The Housing Act 1925 (15 & 16 Geo. 5. c. 14) made similar provisions for England and Wales.

== Provisions ==
=== Repealed enactments ===
Section 120 of the act repealed 17 enactments, listed in the sixth schedule to the act, as far as they related to Scotland.

| Citation | Short title | Extent of repeal |
|---|---|---|
| 44 & 45 Vict. c. 38 | Public Works Loans Act 1881 | Section eleven. |
| 53 & 54 Vict. c. 70 | Housing of the Working Classes Act 1890 | The whole act, so far as unrepealed. |
| 57 & 58 Vict. c. 58 | Local Government (Scotland) Act 1894 | Subsection (6) of section twenty-four. |
| 57 & 58 Vict. c. 55 | Housing of the Working Classes Act 1894 | The whole act. |
| 63 & 64 Vict. c. 59 | Housing of the Working Classes Act 1900 | The whole act, so far as unrepealed. |
| 3 Edw. 7. c. 39 | Housing of the Working Classes Act 1903 | The whole act, so far as unrepealed. |
| 9 Edw. 7. c. 44 | Housing, Town Planning, &c.
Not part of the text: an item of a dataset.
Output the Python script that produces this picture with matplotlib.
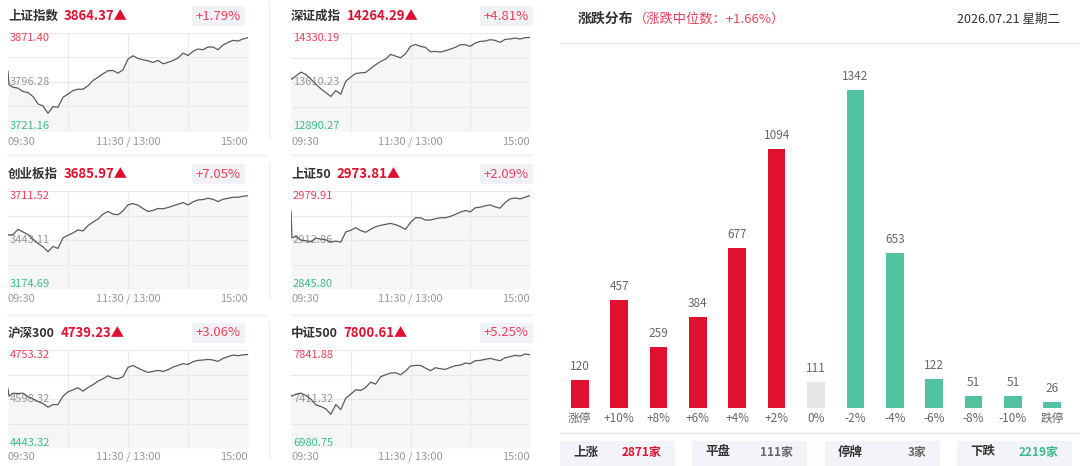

Act 1909 | Part I. Part IV., except so far as it relates to town planning. First Schedule (except so far as applied by any enactment other than an enactment repealed by this act) and Second, Third and Sixth Schedules. |
| 4 & 5 Geo. 5. c. 33 | Public Works Loans Act 1914 | Section four. |
| 9 & 10 Geo. 5. c. 60 | Housing, Town Planning, etc. (Scotland) Act 1919 | Part I., except sections five, seven, sixteen, twenty, twenty-two, and twenty-three, and section thirty-one, so far as required for the interpretation of the unrepealed provisions of the Act. Sections forty-one, forty-two, forty-four, forty-five and forty-nine. First, Second and Fourth Schedules. |
| 9 & 10 Geo. 5. c. 67 | Acquisition of Land (Assessment of Compensation) Act 1919 | In section seven the words "for the purposes of Part I. or Part II. of the Housing of the Working Classes Act 1890, or" and the words from "and the provisions of the Second Schedule" to the end of subsection (1). |
| 9 & 10 Geo. 5. c. 99 | Housing (Additional Powers) Act 1919 | The whole act, except sections eight, ten and fifteen and sections eleven and thirteen so far as they relate to the unrepealed provisions of the Act. |
| 10 & 11 Geo. 5. c. 71 | Housing (Scotland) Act 1920 | The whole act, except sections seven and nine, and section eight so far as it amends section ten of the Housing (Additional Powers) Act 1919. |
| 10 & 11 Geo. 5. c. 76 | Agriculture Act 1920 | Section thirty-two. |
| 11 & 12 Geo. 5. c. 33 | Housing (Scotland) Act 1921 | The whole act. |
| 12 & 13 Geo. 5. c. 33 | Public Works Loans Act 1922 | Section four. |
| 13 & 14 Geo. 5. c. 24 | Housing, &c. Act 1923 | Sections five, seven to thirteen, fifteen, and seventeen. Subsections (1), (2) and (3) (except so far as they relate to the unrepealed provisions of the Act) and subsections (4), (8) to (12), (14), (15) and (17) of section twenty-three. First Schedule. Second Schedule, except so far as it amends section fifty-nine of the Housing, Town Planning, &c. Act 1909. |
| 14 & 15 Geo. 5. c. 35 | Housing (Financial Provisions) Act 1924 | Section twelve and subsection (3) of section sixteen. The Second Schedule so far as it amends section five of the Housing, &c. Act 1923. |

== Subsequent developments ==
The whole act was repealed by section 187 of, and part I of the thirteenth schedule to, the Housing (Scotland) Act 1950 (14 Geo. 6. c. 34), which came into force on 1 January 1951.